Tiré de regards.fr
Christophe Cassou , climatologue, directeur de recherche au CNRS. Il participe au prochain rapport général du GIEC, qui sortira en 2021/2022.
Regards. Dimanche 22 septembre, l’ONU a publié un rapport de l’Organisation météorologique mondiale (OMM). Il y est indiqué que les efforts des pays doivent être multipliés par cinq pour contenir le réchauffement à 1,5°C (comme le prévoit l’accord de Paris de 2015) ou au minimum par trois pour s’en tenir à 2°C. Qu’est-ce que ça veut dire concrètement ?
Christophe Cassou. On connaît le rapport entre quantité de carbone émis dans l’atmosphère depuis le début de l’ère industrielle et niveau de température à l’échelle globale. L’OMM a dû prendre les promesses d’émissions que les gouvernements ont faites en 2015 et estimer le décalage entre ces promesses et la cible de +1,5°C pour la fin du siècle. Si on suit les engagements de Paris, on ne tient pas ces 1,5°. Actuellement, on se situe plutôt vers un scénario à 3°/3,5°. Trois degrés, ça ne parle pas trop au grand public. Je prends toujours l’analogue de la canicule de 2003. Pour un météorologue, c’est 40/45° pendant quelques jours. Pour un climatologue, c’est une anomalie de température moyenne qui est de l’ordre de 3,5°. Donc avec un réchauffement climatique moyen de 3,5°, un été normal, c’est un été au niveau de l’été 2003. Ce qui veut dire qu’il y aurait des étés encore plus chauds.
Si rien ne bouge, à combien s’élèverait le réchauffement climatique ? Avec quelles conséquences ?
On est sur cette trajectoire de 3,5° d’ici 2100, ce qui représente une perturbation considérable parce que l’augmentation des températures est extrêmement rapide. On peut dire que la vitesse de changement est inédite à l’échelle de l’Humanité. Les conséquences dépendent des zones où on se situe. +3,5° implique une fonte totale de la banquise, en été dans l’océan Arctique, vers les années 2060/2070, avec une augmentation des températures bien plus grande que la moyenne globale de 3,5°, plutôt de l’ordre de 10 degrés aux latitudes polaires.

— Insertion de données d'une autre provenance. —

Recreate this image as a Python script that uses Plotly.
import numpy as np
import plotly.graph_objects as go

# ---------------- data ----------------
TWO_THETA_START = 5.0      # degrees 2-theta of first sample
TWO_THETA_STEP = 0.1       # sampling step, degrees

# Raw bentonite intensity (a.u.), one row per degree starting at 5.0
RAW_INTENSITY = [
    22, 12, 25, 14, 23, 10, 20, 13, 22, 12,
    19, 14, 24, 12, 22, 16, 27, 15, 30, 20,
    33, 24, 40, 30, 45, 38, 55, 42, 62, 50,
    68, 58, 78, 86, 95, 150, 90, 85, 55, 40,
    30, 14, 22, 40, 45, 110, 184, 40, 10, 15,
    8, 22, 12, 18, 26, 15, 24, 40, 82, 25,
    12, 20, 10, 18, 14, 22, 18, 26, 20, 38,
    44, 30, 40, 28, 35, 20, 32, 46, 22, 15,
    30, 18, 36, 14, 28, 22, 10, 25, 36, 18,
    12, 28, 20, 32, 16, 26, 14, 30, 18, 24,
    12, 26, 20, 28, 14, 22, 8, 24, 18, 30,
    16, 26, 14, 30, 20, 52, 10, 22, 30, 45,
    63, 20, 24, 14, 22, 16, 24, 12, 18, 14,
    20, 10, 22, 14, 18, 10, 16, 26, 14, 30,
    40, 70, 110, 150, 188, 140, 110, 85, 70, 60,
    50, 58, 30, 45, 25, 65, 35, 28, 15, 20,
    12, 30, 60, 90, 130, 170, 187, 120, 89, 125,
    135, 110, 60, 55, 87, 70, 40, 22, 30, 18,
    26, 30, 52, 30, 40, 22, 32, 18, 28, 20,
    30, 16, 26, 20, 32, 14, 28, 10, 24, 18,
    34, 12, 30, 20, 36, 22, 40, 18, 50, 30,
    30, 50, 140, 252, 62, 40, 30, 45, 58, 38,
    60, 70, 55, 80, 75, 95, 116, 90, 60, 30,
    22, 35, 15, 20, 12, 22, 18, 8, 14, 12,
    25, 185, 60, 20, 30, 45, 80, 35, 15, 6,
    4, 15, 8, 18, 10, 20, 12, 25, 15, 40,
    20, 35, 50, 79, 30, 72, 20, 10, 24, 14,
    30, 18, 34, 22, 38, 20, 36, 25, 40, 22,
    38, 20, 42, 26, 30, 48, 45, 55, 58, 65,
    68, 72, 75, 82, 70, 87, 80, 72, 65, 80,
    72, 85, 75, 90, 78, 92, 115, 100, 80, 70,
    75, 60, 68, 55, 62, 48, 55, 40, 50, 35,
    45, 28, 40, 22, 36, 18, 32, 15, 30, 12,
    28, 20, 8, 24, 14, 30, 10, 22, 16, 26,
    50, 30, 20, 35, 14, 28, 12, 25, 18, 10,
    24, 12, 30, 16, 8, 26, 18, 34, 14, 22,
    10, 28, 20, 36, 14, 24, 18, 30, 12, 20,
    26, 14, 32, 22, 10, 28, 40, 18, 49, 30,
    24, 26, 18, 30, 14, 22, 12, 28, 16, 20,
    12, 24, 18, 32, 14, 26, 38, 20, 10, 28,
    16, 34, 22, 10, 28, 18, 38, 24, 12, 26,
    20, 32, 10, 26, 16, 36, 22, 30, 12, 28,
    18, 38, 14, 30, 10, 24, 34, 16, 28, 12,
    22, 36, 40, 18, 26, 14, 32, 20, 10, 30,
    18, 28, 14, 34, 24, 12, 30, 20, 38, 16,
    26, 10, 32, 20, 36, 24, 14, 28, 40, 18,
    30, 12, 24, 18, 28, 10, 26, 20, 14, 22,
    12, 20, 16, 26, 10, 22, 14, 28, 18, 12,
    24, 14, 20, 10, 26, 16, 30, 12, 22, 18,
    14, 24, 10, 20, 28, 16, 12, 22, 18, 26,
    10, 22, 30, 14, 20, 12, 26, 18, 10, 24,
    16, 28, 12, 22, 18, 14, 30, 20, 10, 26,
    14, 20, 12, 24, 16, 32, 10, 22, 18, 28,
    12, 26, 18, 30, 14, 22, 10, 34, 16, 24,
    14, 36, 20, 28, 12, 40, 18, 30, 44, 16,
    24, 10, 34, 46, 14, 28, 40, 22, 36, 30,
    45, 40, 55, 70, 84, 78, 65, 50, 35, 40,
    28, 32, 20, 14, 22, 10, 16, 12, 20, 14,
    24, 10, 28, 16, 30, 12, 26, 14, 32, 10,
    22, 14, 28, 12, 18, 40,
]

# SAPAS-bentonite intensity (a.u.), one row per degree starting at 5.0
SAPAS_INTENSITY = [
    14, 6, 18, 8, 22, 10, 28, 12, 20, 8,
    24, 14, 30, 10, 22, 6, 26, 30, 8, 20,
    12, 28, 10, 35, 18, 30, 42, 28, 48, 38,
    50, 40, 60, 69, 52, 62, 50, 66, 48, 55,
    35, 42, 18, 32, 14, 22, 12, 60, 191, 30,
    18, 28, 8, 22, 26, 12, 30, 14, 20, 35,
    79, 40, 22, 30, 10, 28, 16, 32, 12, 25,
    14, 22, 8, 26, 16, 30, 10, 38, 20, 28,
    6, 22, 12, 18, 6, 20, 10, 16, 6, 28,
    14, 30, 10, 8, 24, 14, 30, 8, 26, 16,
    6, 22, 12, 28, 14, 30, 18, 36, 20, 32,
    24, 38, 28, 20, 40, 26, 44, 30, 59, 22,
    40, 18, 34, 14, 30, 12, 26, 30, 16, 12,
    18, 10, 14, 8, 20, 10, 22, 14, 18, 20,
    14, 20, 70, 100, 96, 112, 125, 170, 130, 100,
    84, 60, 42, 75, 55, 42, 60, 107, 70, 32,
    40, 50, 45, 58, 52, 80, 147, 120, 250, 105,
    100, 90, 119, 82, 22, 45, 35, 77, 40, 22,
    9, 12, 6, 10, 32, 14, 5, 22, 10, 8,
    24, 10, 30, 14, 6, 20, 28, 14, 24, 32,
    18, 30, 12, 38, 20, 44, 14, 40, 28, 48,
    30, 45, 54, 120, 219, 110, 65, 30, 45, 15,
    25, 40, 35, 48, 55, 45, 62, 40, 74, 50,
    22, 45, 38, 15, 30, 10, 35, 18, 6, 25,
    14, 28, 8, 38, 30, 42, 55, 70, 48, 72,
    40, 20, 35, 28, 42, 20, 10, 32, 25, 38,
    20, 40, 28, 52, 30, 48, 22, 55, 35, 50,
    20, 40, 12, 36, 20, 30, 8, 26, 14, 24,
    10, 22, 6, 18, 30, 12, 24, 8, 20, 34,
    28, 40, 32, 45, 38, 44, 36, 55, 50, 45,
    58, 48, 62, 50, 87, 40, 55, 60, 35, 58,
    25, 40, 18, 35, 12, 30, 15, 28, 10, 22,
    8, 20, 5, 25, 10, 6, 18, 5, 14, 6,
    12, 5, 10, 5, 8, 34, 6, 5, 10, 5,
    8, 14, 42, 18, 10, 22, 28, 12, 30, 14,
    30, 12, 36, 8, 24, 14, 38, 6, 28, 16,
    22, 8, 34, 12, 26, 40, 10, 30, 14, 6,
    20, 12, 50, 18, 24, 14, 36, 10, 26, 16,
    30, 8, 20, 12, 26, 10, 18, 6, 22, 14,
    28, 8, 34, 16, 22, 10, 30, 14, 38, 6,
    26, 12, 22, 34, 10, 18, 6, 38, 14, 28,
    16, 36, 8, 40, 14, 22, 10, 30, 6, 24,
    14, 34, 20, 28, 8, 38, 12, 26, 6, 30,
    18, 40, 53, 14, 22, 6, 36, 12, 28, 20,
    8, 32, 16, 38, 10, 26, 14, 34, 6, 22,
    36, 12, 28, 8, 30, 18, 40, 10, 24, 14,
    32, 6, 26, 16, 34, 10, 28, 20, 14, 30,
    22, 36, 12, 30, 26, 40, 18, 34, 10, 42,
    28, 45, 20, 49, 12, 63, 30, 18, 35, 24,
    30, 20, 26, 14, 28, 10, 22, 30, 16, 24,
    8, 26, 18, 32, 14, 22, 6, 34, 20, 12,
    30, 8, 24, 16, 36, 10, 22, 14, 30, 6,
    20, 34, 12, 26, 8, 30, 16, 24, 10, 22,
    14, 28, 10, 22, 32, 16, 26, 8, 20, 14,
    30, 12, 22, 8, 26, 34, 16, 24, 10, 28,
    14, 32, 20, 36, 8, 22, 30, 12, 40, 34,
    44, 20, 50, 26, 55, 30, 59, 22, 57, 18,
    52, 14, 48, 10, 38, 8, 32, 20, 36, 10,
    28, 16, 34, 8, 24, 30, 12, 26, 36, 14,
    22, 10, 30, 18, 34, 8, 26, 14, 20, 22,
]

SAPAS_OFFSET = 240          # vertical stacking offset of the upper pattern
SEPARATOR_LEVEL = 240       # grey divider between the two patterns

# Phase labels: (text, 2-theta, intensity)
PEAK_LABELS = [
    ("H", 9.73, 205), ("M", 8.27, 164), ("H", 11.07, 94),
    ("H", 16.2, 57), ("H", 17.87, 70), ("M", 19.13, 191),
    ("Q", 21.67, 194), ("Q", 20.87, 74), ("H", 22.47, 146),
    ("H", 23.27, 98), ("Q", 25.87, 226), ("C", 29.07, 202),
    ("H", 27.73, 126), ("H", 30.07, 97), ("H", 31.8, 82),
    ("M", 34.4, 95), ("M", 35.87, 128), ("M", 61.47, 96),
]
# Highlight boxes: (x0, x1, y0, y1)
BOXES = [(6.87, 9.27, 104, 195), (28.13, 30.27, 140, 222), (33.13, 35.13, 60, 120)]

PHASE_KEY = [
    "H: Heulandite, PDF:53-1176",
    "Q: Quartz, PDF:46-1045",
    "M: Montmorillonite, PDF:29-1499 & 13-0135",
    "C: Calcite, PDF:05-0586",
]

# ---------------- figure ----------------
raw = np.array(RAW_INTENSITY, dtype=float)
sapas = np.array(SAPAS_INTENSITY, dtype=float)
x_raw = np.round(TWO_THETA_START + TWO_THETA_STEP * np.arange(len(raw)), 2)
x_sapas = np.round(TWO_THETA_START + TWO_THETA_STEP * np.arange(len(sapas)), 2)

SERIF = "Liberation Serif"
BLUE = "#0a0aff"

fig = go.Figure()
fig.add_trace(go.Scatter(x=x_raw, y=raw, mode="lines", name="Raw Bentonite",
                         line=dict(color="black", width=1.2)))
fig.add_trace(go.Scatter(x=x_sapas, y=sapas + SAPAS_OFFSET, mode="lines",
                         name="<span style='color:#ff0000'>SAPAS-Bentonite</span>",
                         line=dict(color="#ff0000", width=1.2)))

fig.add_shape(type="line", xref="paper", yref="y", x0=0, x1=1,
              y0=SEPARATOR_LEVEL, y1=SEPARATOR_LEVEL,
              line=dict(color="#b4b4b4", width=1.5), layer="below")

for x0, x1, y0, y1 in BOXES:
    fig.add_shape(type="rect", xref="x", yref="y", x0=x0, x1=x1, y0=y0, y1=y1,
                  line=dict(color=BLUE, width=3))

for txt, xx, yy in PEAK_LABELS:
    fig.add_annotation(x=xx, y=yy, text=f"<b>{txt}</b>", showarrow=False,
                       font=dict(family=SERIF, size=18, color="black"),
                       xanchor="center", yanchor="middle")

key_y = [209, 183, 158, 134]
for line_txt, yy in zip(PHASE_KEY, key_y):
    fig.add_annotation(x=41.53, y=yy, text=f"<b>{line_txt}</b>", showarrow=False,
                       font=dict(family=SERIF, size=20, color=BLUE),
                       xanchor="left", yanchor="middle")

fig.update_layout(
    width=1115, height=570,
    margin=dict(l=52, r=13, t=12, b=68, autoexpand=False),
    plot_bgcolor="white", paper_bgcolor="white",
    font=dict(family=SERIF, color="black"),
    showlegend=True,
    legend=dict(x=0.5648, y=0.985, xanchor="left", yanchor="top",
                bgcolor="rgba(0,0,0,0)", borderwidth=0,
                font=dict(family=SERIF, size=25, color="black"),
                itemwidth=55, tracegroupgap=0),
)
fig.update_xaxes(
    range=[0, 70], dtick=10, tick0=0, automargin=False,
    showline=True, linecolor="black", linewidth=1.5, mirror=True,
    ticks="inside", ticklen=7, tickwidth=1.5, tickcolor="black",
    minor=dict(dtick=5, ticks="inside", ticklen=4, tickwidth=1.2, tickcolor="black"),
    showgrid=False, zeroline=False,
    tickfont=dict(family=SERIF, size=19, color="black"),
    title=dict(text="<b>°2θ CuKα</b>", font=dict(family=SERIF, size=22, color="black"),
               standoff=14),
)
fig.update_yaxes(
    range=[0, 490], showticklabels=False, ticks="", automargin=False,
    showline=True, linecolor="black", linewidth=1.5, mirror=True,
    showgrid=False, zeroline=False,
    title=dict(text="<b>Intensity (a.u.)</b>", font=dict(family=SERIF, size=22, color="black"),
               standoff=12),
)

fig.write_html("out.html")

Si on continue à émettre comme aujourd’hui, les choses vont s’accélérer. En 100 ans, on va prendre trois degrés, alors qu’au XXème siècle on a pris un degré à l’échelle planétaire – +1,5° pour ce qui concerne la France. Cette accélération est due au fait que les émissions continuent, car ce qui compte, c’est la quantité de carbone dans l’atmosphère, c’est-à-dire le cumul de carbone émis depuis l’ère industrielle, et pas uniquement le carbone qu’on émet aujourd’hui.
Vous étiez témoin au procès des décrocheurs de portrait de Macron, à Paris le 11 septembre dernier. Que pensez-vous de la répression mise en place par le pouvoir contre des militants écologistes ?
Le fait d’avoir traîné en justice des activistes qui ont symboliquement décroché le portrait de Macron, dans une chambre qui traitait auparavant des questions terroristes, c’est complètement disproportionné. Je trouve que le niveau de répression est vraiment regrettable, surtout face à des militants non-violents. Cela révèle encore une fois que les enjeux liés au climat vont bien au-delà des faits scientifiques, que ce sont des véritables enjeux démocratiques. L’urgence climatique nécessite un changement inédit et immédiat de tous les aspects de la société.